Seul candidat retenu au congrès électif express du 14 mai, décidé par le Bureau politique tenu 48 heures plus tôt, le successeur de Bédié a été une nouvelle fois plébiscité (comme lors du congrès extraordinaire du 22 décembre 2023 et de la convention éclatée du 16 avril 2025), élu à plus de 99 % des voix.
Un coup de poignard
Cependant, dans la foulée de ces assises, qui illustrent les convulsions internes au PDCI-RDA, Maurice Kakou Guikahué a démissionné de son poste de conseiller. Les raisons ? « Malgré cette profession de foi, des décisions majeures sont régulièrement prises au sein du Parti sans que je sois associé, consulté ou informé ; des décisions que je découvre dans la presse comme tout militant de base », a-t-il expliqué, précisant que les derniers développements de l’actualité politique au sein du PDCI-RDA, notamment la démission du président du Parti, en sont un exemple.
Cette décision de l’ancien secrétaire exécutif en chef est perçue comme un coup de poignard par une partie de l’opinion. Autrement dit, elle porterait en elle les germes d’une autre poche de discorde, même si Guikahué, dans sa note d’information, a dit rester au service du PDCI-RDA, qui représente, selon lui, l’âme de la Côte d’Ivoire.

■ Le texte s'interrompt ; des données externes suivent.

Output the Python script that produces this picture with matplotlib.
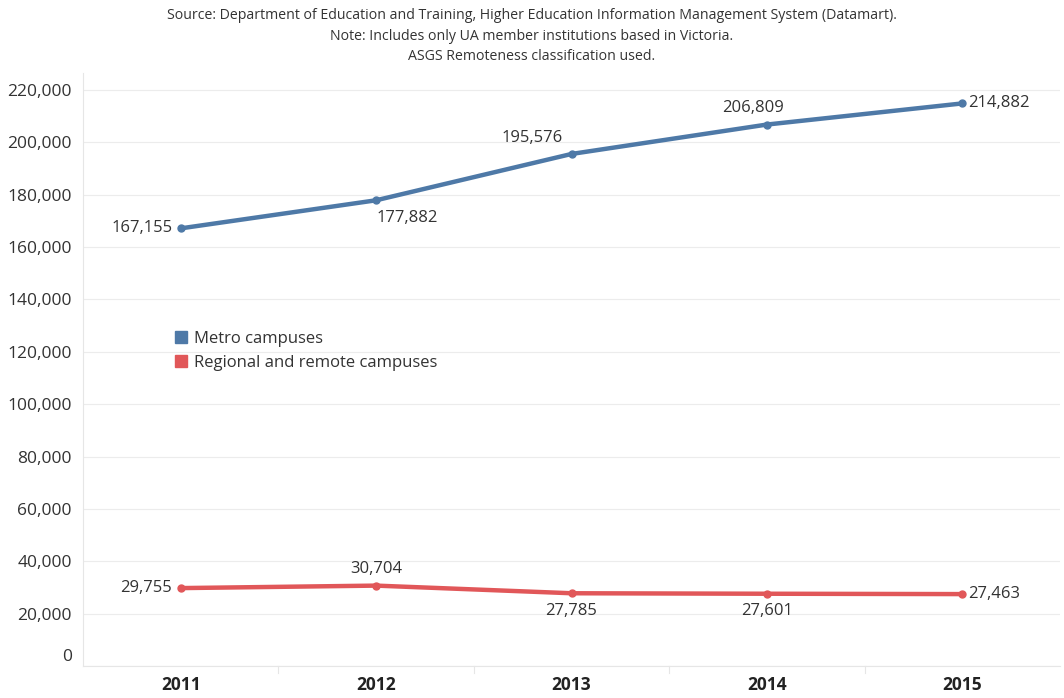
import matplotlib
matplotlib.use("Agg")
import matplotlib.pyplot as plt
from matplotlib.lines import Line2D
from matplotlib.transforms import ScaledTranslation

years = ["2011", "2012", "2013", "2014", "2015"]
metro = [167155, 177882, 195576, 206809, 214882]
regional = [29755, 30704, 27785, 27601, 27463]
yticks = list(range(0, 220001, 20000))

# label placement for each point (dx, dy in points, ha, va)
metro_pos = [(-6, 0, "right", "center"), (0, -7, "left", "top"), (-6, 6, "right", "bottom"),
             (-10, 6, "center", "bottom"), (4, 0, "left", "center")]
regional_pos = [(-6, 0, "right", "center"), (0, 6, "center", "bottom"), (0, -7, "center", "top"),
                (0, -7, "center", "top"), (4, 0, "left", "center")]

blue = "#4e79a7"
red = "#e15759"
txt = "#333333"

plt.rcParams['font.family'] = ['Open Sans', 'DejaVu Sans']

fig = plt.figure(figsize=(10.64, 6.98), dpi=100)
ax = fig.add_axes([83 / 1064, 32 / 698, 977 / 1064, 593 / 698])

x = list(range(len(years)))
ax.plot(x, metro, color=blue, lw=3.2, marker="o", ms=5, solid_capstyle="round", zorder=3)
ax.plot(x, regional, color=red, lw=3.2, marker="o", ms=5, solid_capstyle="round", zorder=3)

for i, v in enumerate(metro):
    dx, dy, ha, va = metro_pos[i]
    ax.annotate(f"{v:,}", (i, v), xytext=(dx, dy), textcoords="offset points",
                ha=ha, va=va, fontsize=12, color=txt)
for i, v in enumerate(regional):
    dx, dy, ha, va = regional_pos[i]
    ax.annotate(f"{v:,}", (i, v), xytext=(dx, dy), textcoords="offset points",
                ha=ha, va=va, fontsize=12, color=txt)

ax.set_xlim(-0.5, len(years) - 0.5)
ax.set_ylim(0, 226500)
ax.set_yticks(yticks)
ax.set_yticklabels([f"{t:,}" for t in yticks], fontsize=12.5, color=txt)
ax.set_xticks(x)
ax.set_xticklabels(years, fontsize=12.5, fontweight="bold", color="#222222")
ax.tick_params(axis="both", length=0, pad=8)
ax.tick_params(axis="x", pad=7)
ax.grid(axis="y", color="#ececec", lw=0.8)
ax.set_axisbelow(True)
for s in ["top", "right"]:
    ax.spines[s].set_visible(False)
ax.spines["left"].set_color("#e6e6e6")
ax.spines["bottom"].set_color("#e6e6e6")

# the zero label sits a little above the baseline
zero_lbl = ax.get_yticklabels()[0]
zero_lbl.set_transform(zero_lbl.get_transform() + ScaledTranslation(0, 11 / 100, fig.dpi_scale_trans))

# column dividers under the axis
for b in [i + 0.5 for i in range(len(years) - 1)]:
    ax.plot([b, b], [0, -0.012], transform=ax.get_xaxis_transform(), color="#e6e6e6",
            lw=0.8, clip_on=False)

handles = [Line2D([], [], marker="s", ls="", color=blue, ms=9),
           Line2D([], [], marker="s", ls="", color=red, ms=9)]
ax.legend(handles, ["Metro campuses", "Regional and remote campuses"], loc="upper left",
          bbox_to_anchor=(0.085, 0.577), frameon=False, fontsize=12, handletextpad=0.3,
          labelspacing=0.5, labelcolor=txt, borderaxespad=0, handlelength=1)

fig.text(0.5, 0.988, "Source: Department of Education and Training, Higher Education Information Management System (Datamart).\n"
         "Note: Includes only UA member institutions based in Victoria.\nASGS Remoteness classification used.",
         ha="center", va="top", fontsize=10.2, color=txt, linespacing=1.5)

fig.savefig("out.png", dpi=100)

Éliminé du congrès extraordinaire de décembre 2023 au motif qu’il était sous contrôle judiciaire, le cardiologue et ancien compagnon de Bédié s’était mis en marge des affaires du PDCI-RDA avant de refaire surface, puis de se voir nommé conseiller politique. Mais les raisons liées à sa démission montrent, ostensiblement, que sa nomination en janvier n’était qu’un simple vernis pour masquer les erreurs de casting commises par Thiam. Des approximations que plusieurs militants n’ont pas manqué de critiquer, aussi bien ouvertement qu’en coulisses.
Pas sorti de l’auberge
Autre élément de repère dans cette atmosphère agitée d’un PDCI-RDA où la popularité de Thiam peine à faire taire dissidence et incriminations : l’absence de plusieurs figures marquantes du parti au 19e Bureau politique. Cette réunion, qui aurait pu sonner l’union sacrée, a été snobée tant par Thierry Tanoh que par Jean-Louis Billon. Sans oublier Valérie Yapo, dont le procès contre la direction du parti, visant la démission de Tidjane Thiam, a été mis en délibéré au 22 mai.
À ces réalités factuelles s’ajoute le cri de désapprobation de Charles Tchétché. Le délégué départemental de Gagnoa demande officiellement la démission du président Tidjane Thiam, au plus fort même de sa reconduction. C’est à croire que l’ancien DG de Crédit Suisse n’est pas encore sorti de l’auberge, alors que les mobilisations en sa faveur s’organisent tant au plan national qu’à l’international. Hier vendredi, des militants de la diaspora ont manifesté devant le Parlement européen à Strasbourg, en France, pour dénoncer ce qu’ils considèrent comme une injustice faite à leur leader.
Tirer une croix…
Au-delà des problèmes internes au PDCI-RDA, c’est l’article 48 du Code de la nationalité qui constitue le plus gros écueil pour le polytechnicien. C’est, en effet, au regard de cette disposition légale que le petit-neveu d’Houphouët-Boigny a été radié de la liste électorale par une décision de justice en date du 22 avril. Même s’il a obtenu la libération de son allégeance à la France le 19 mars dernier, redevenant de facto exclusivement ivoirien, Thiam s’était auparavant inscrit sur la liste électorale en étant encore français. C’est ce qu’avait démontré récemment le directeur des affaires administratives et pénales du ministère de la Justice et des Droits de l’Homme, Augustin Kouamé, en réagissant sur la notion d’apatridie. Pas sûr que sa réélection, qui est postérieure à cette opération de révision de la liste électorale, puisse l’absoudre. À moins d’une nouvelle RLE avant la présidentielle — ce qui semble intenable selon la CEI — Thiam devra tirer une croix sur l’échéance d’octobre prochain.
Entrée dans l’histoire ratée
C’est en cela qu’un cadre d’un parti membre de la CAP-Côte d’Ivoire estime que le président du PDCI a laissé passer une belle occasion d’entrer dans l’histoire et de marquer viscéralement les esprits. « Thiam a été réélu, certes. Mais je crois qu’il serait sorti plus grandi de cette épreuve s’il laissait la place à quelqu’un d’autre en disant : “Je me mets au service du parti”. Il aurait suivi l’exemple d’Ousmane Sonko (au Sénégal), qui fait tache d’huile en Afrique aujourd’hui », fait-il remarquer.
Au lieu de cela, l’ancien ministre du Plan sous Henri Konan Bédié a fait le choix de persister dans sa voie. Ce faisant, il ne résout pas ses problèmes. Il les déplace. Du moins, pour l’instant.